--- begin ---

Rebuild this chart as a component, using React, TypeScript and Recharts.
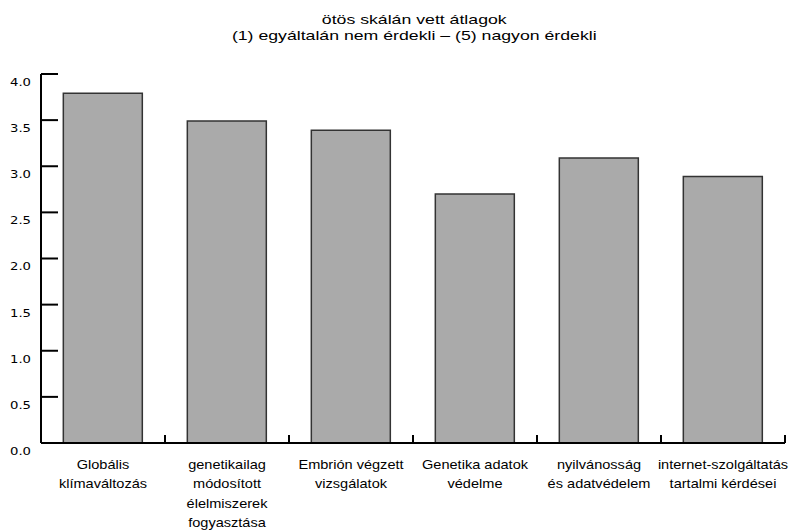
// Ötös skálán vett átlagok – oszlopdiagram
import { BarChart, Bar, XAxis, YAxis } from 'recharts';

const TITLE_LINES = ['ötös skálán vett átlagok', '(1) egyáltalán nem érdekli – (5) nagyon érdekli'];

const CATEGORIES = [
  'Globális\nklímaváltozás',
  'genetikailag\nmódosított\nélelmiszerek\nfogyasztása',
  'Embrión végzett\nvizsgálatok',
  'Genetika adatok\nvédelme',
  'nyilvánosság\nés adatvédelem',
  'internet-szolgáltatás\ntartalmi kérdései',
];

const MEANS = [3.79, 3.49, 3.39, 2.7, 3.09, 2.89];

const Y_TICKS = [0, 0.5, 1, 1.5, 2, 2.5, 3, 3.5, 4];

const data = CATEGORIES.map((name, i) => ({ name, value: MEANS[i] }));

const FONT = '"Liberation Sans", Arial, sans-serif';

// felirat + rövid felfelé álló jel a kategória jobb határán
// (az eredeti kép vízszintesen kissé nyújtott szöveget mutat)
function CategoryTick({ x, y, payload, width, visibleTicksCount }: any) {
  const lines = String(payload.value).split('\n');
  const band = width / (visibleTicksCount || 1);
  const edge = x + band / 2;
  return (
    <g>
      <line x1={edge} x2={edge} y1={y} y2={y - 8} stroke="#000" strokeWidth={2} />
      <g transform={`translate(${x},${y}) scale(1.12,1)`}>
        <text x={0} y={0} textAnchor="middle" fontFamily={FONT} fontSize={13} fill="#000">
          {lines.map((line, i) => (
            <tspan key={i} x={0} dy={i === 0 ? 26 : 19.5}>
              {line}
            </tspan>
          ))}
        </text>
      </g>
    </g>
  );
}

function ValueTick({ x, y, payload }: any) {
  return (
    <g transform={`translate(${x},${y}) scale(1.2,1)`}>
      <text x={0} y={0} dy={12} textAnchor="end" fontFamily='"DejaVu Sans", Verdana, sans-serif' fontSize={11} fill="#000">
        {Number(payload.value).toFixed(1)}
      </text>
    </g>
  );
}

export default function App() {
  return (
    <div style={{ position: 'relative', width: 799, height: 532, background: '#fff' }}>
      <style>{'body{margin:0}'}</style>
      <div
        style={{
          position: 'absolute',
          top: 12,
          left: 41,
          width: 744,
          textAlign: 'center',
          fontFamily: FONT,
          fontSize: 13.5,
          lineHeight: '16px',
          color: '#000',
          transform: 'scaleX(1.31)',
          transformOrigin: '368px 0',
        }}
      >
        {TITLE_LINES.map((t) => (
          <div key={t}>{t}</div>
        ))}
      </div>
      <BarChart
        width={799}
        height={532}
        data={data}
        margin={{ top: 74, right: 14, left: 11, bottom: 59 }}
        barCategoryGap="18%"
      >
        <XAxis
          dataKey="name"
          interval={0}
          tickLine={false}
          tickSize={0}
          tickMargin={0}
          axisLine={{ stroke: '#000', strokeWidth: 2 }}
          tick={<CategoryTick />}
          height={30}
        />
        <YAxis
          type="number"
          domain={[0, 4]}
          ticks={Y_TICKS}
          interval={0}
          width={30}
          tickSize={-17}
          tickMargin={27}
          axisLine={{ stroke: '#000', strokeWidth: 2 }}
          tickLine={{ stroke: '#000', strokeWidth: 2 }}
          tick={<ValueTick />}
        />
        <Bar dataKey="value" fill="#aaaaaa" stroke="#333" strokeWidth={1.5} isAnimationActive={false} />
      </BarChart>
    </div>
  );
}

--- end ---

Short problem
Return exactly what appears from the opening line of the material through the line with "Bar, XAxis, YAxis", apart from the pictures.

The result
Rebuild this chart as a component, using React, TypeScript and Recharts.
// Ötös skálán vett átlagok – oszlopdiagram
import { BarChart, Bar, XAxis, YAxis } from 'recharts';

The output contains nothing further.